▶ **Set task**
Skip the pictures, please, and write out exactly the lines from the opening of the data through the line containing "const yTicks = [0, 0.2, 0.4, 0.6, 0.8, 1.0];".

──────────────────────────────

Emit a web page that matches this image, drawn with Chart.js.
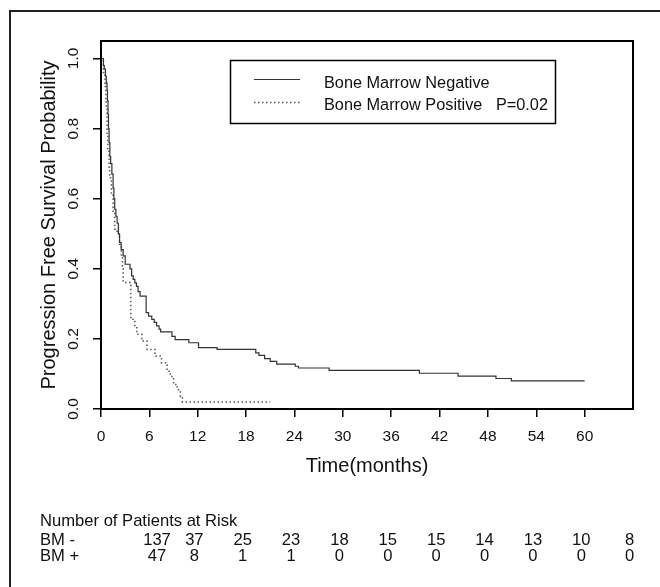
<!DOCTYPE html>
<html>
<head>
<meta charset="utf-8">
<script src="https://cdn.jsdelivr.net/npm/chart.js@4.4.0/dist/chart.umd.min.js"></script>
<style>
  html, body { margin: 0; padding: 0; background: #fff; }
  #wrap { position: relative; width: 660px; height: 587px; overflow: hidden; }
  #frame { position: absolute; left: 9px; top: 10px; width: 700px; height: 700px; border: 2px solid #222; pointer-events: none; }
</style>
</head>
<body>
<div id="wrap">
  <canvas id="km" width="660" height="587"></canvas>
  <div id="frame"></div>
</div>
<script>
// Kaplan-Meier steps (time in months, survival)
const negTimes = [0, 0.3, 0.4, 0.55, 0.65, 0.75, 0.8, 0.87, 0.93, 1.0, 1.1, 1.2, 1.35, 1.5, 1.6, 1.7, 1.85, 2.0, 2.15, 2.3, 2.5, 2.75, 3.0, 3.6, 3.8, 4.0, 4.2, 4.4, 4.6, 4.85, 5.6, 5.9, 6.3, 6.6, 6.9, 7.2, 7.4, 8.8, 9.2, 10.9, 12.1, 14.4, 19.2, 19.6, 20.3, 21.0, 21.8, 24.1, 24.5, 28.3, 39.5, 44.3, 49.0, 50.9, 60];
const negSurv = [1.0, 0.98, 0.97, 0.95, 0.93, 0.91, 0.88, 0.84, 0.80, 0.76, 0.72, 0.70, 0.67, 0.63, 0.60, 0.57, 0.55, 0.53, 0.50, 0.475, 0.455, 0.437, 0.413, 0.40, 0.38, 0.37, 0.36, 0.35, 0.335, 0.322, 0.275, 0.265, 0.256, 0.247, 0.237, 0.228, 0.22, 0.207, 0.198, 0.189, 0.175, 0.17, 0.16, 0.153, 0.144, 0.136, 0.128, 0.122, 0.117, 0.11, 0.102, 0.094, 0.087, 0.08, 0.08];
const posTimes = [0, 0.3, 0.5, 0.6, 0.66, 0.75, 0.85, 1.0, 1.07, 1.29, 1.5, 1.7, 2.0, 2.3, 2.53, 2.66, 2.75, 3.7, 4.2, 4.45, 5.07, 5.7, 6.7, 7.5, 8.2, 8.6, 9.0, 9.45, 9.85, 10.1, 21];
const posSurv = [1.0, 0.96, 0.92, 0.88, 0.86, 0.78, 0.74, 0.69, 0.66, 0.61, 0.56, 0.513, 0.50, 0.47, 0.437, 0.40, 0.361, 0.256, 0.232, 0.213, 0.194, 0.17, 0.151, 0.132, 0.108, 0.093, 0.07, 0.055, 0.036, 0.02, 0.02];

const xTicks = [0, 6, 12, 18, 24, 30, 36, 42, 48, 54, 60];
const yTicks = [0, 0.2, 0.4, 0.6, 0.8, 1.0];

const riskTimes = [0, 6, 12, 18, 24, 30, 36, 42, 48, 54, 60];
const riskNeg = [137, 37, 25, 23, 18, 15, 15, 14, 13, 10, 8];
const riskPos = [47, 8, 1, 1, 0, 0, 0, 0, 0, 0, 0];
const riskRows = ['BM -', 'BM +'];

const FAMILY = '"Liberation Sans", Arial, sans-serif';
const INK = '#111';

function toPoints(times, surv) {
  return times.map((t, i) => ({ x: t, y: surv[i] }));
}

// box round the plot area
const plotBox = {
  id: 'plotBox',
  afterDraw(chart) {
    const { ctx, chartArea: a } = chart;
    ctx.save();
    ctx.strokeStyle = '#000';
    ctx.lineWidth = 2;
    ctx.strokeRect(a.left, a.top, a.right - a.left, a.bottom - a.top);
    ctx.restore();
  }
};

// legend box inside the plot, like the R one
const kmLegend = {
  id: 'kmLegend',
  afterDraw(chart) {
    const ctx = chart.ctx;
    ctx.save();
    ctx.strokeStyle = '#000';
    ctx.lineWidth = 1.5;
    ctx.strokeRect(230.5, 60.5, 325, 63);
    ctx.font = '16.3px ' + FAMILY;
    ctx.fillStyle = INK;
    ctx.textBaseline = 'alphabetic';
    chart.data.datasets.forEach((ds, i) => {
      const y = 79 + i * 23;
      ctx.beginPath();
      ctx.strokeStyle = ds.borderColor;
      ctx.lineWidth = ds.borderWidth;
      ctx.setLineDash(ds.borderDash || []);
      ctx.moveTo(254, y + 0.5);
      ctx.lineTo(300, y + 0.5);
      ctx.stroke();
      ctx.setLineDash([]);
      ctx.fillText(ds.label, 324, 88 + i * 22);
    });
    ctx.restore();
  }
};

// number at risk table under the x axis
const riskTable = {
  id: 'riskTable',
  afterDraw(chart) {
    const { ctx } = chart;
    const xs = chart.scales.x;
    ctx.save();
    ctx.font = '16.6px ' + FAMILY;
    ctx.fillStyle = INK;
    ctx.textBaseline = 'middle';
    ctx.textAlign = 'left';
    ctx.fillText('Number of Patients at Risk', 40, 521);
    ctx.fillText(riskRows[0], 40, 540);
    ctx.fillText(riskRows[1], 40, 556);
    ctx.textAlign = 'center';
    riskTimes.forEach((t, i) => {
      // first column sits a little further right in the original
      const px = xs.getPixelForValue(t) + (i === 0 ? 56 : 45);
      ctx.fillText(String(riskNeg[i]), px, 540);
      ctx.fillText(String(riskPos[i]), px, 556);
    });
    ctx.restore();
  }
};

const tickFont = { family: FAMILY, size: 15.5 };
const titleFont = { family: FAMILY, size: 20 };

new Chart(document.getElementById('km'), {
  type: 'line',
  data: {
    datasets: [
      {
        label: 'Bone Marrow Negative',
        data: toPoints(negTimes, negSurv),
        stepped: 'before',
        borderColor: '#333',
        borderWidth: 1.2,
        pointRadius: 0,
        fill: false
      },
      {
        label: 'Bone Marrow Positive   P=0.02',
        data: toPoints(posTimes, posSurv),
        stepped: 'before',
        borderColor: '#555',
        borderWidth: 1.5,
        borderDash: [1.5, 2.5],
        pointRadius: 0,
        fill: false
      }
    ]
  },
  options: {
    responsive: false,
    animation: false,
    devicePixelRatio: 1,
    layout: { padding: { top: 41, right: 27, left: 0, bottom: 0 } },
    plugins: { legend: { display: false }, tooltip: { enabled: false } },
    scales: {
      x: {
        type: 'linear',
        min: 0,
        max: 66,
        afterBuildTicks: (s) => { s.ticks = xTicks.map((v) => ({ value: v })); },
        afterFit: (s) => { s.height = 178; },
        grid: { display: true, drawOnChartArea: false, drawTicks: true, tickLength: 8, color: '#000', lineWidth: 1.5 },
        border: { display: true, color: '#000', width: 2 },
        ticks: { font: tickFont, color: INK, padding: 10, maxRotation: 0, autoSkip: false },
        title: { display: true, text: 'Time(months)', font: titleFont, color: INK, padding: { top: 0, bottom: 109 } }
      },
      y: {
        min: 0,
        max: 1.05,
        afterBuildTicks: (s) => { s.ticks = yTicks.map((v) => ({ value: v })); },
        afterFit: (s) => { s.width = 101; },
        grid: { display: true, drawOnChartArea: false, drawTicks: true, tickLength: 8, color: '#000', lineWidth: 1.5 },
        border: { display: true, color: '#000', width: 2 },
        ticks: {
          font: tickFont, color: INK, padding: 9,
          minRotation: 90, maxRotation: 90, crossAlign: 'center',
          callback: (v) => Number(v).toFixed(1)
        },
        title: { display: true, text: 'Progression Free Survival Probability', font: titleFont, color: INK, padding: { top: 37, bottom: 0 } }
      }
    }
  },
  plugins: [plotBox, kmLegend, riskTable]
});
</script>
</body>
</html>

──────────────────────────────

▶ **Written solution**
Emit a web page that matches this image, drawn with Chart.js.
<!DOCTYPE html>
<html>
<head>
<meta charset="utf-8">
<script src="https://cdn.jsdelivr.net/npm/chart.js@4.4.0/dist/chart.umd.min.js"></script>
<style>
  html, body { margin: 0; padding: 0; background: #fff; }
  #wrap { position: relative; width: 660px; height: 587px; overflow: hidden; }
  #frame { position: absolute; left: 9px; top: 10px; width: 700px; height: 700px; border: 2px solid #222; pointer-events: none; }
</style>
</head>
<body>
<div id="wrap">
  <canvas id="km" width="660" height="587"></canvas>
  <div id="frame"></div>
</div>
<script>
// Kaplan-Meier steps (time in months, survival)
const negTimes = [0, 0.3, 0.4, 0.55, 0.65, 0.75, 0.8, 0.87, 0.93, 1.0, 1.1, 1.2, 1.35, 1.5, 1.6, 1.7, 1.85, 2.0, 2.15, 2.3, 2.5, 2.75, 3.0, 3.6, 3.8, 4.0, 4.2, 4.4, 4.6, 4.85, 5.6, 5.9, 6.3, 6.6, 6.9, 7.2, 7.4, 8.8, 9.2, 10.9, 12.1, 14.4, 19.2, 19.6, 20.3, 21.0, 21.8, 24.1, 24.5, 28.3, 39.5, 44.3, 49.0, 50.9, 60];
const negSurv = [1.0, 0.98, 0.97, 0.95, 0.93, 0.91, 0.88, 0.84, 0.80, 0.76, 0.72, 0.70, 0.67, 0.63, 0.60, 0.57, 0.55, 0.53, 0.50, 0.475, 0.455, 0.437, 0.413, 0.40, 0.38, 0.37, 0.36, 0.35, 0.335, 0.322, 0.275, 0.265, 0.256, 0.247, 0.237, 0.228, 0.22, 0.207, 0.198, 0.189, 0.175, 0.17, 0.16, 0.153, 0.144, 0.136, 0.128, 0.122, 0.117, 0.11, 0.102, 0.094, 0.087, 0.08, 0.08];
const posTimes = [0, 0.3, 0.5, 0.6, 0.66, 0.75, 0.85, 1.0, 1.07, 1.29, 1.5, 1.7, 2.0, 2.3, 2.53, 2.66, 2.75, 3.7, 4.2, 4.45, 5.07, 5.7, 6.7, 7.5, 8.2, 8.6, 9.0, 9.45, 9.85, 10.1, 21];
const posSurv = [1.0, 0.96, 0.92, 0.88, 0.86, 0.78, 0.74, 0.69, 0.66, 0.61, 0.56, 0.513, 0.50, 0.47, 0.437, 0.40, 0.361, 0.256, 0.232, 0.213, 0.194, 0.17, 0.151, 0.132, 0.108, 0.093, 0.07, 0.055, 0.036, 0.02, 0.02];

const xTicks = [0, 6, 12, 18, 24, 30, 36, 42, 48, 54, 60];
const yTicks = [0, 0.2, 0.4, 0.6, 0.8, 1.0];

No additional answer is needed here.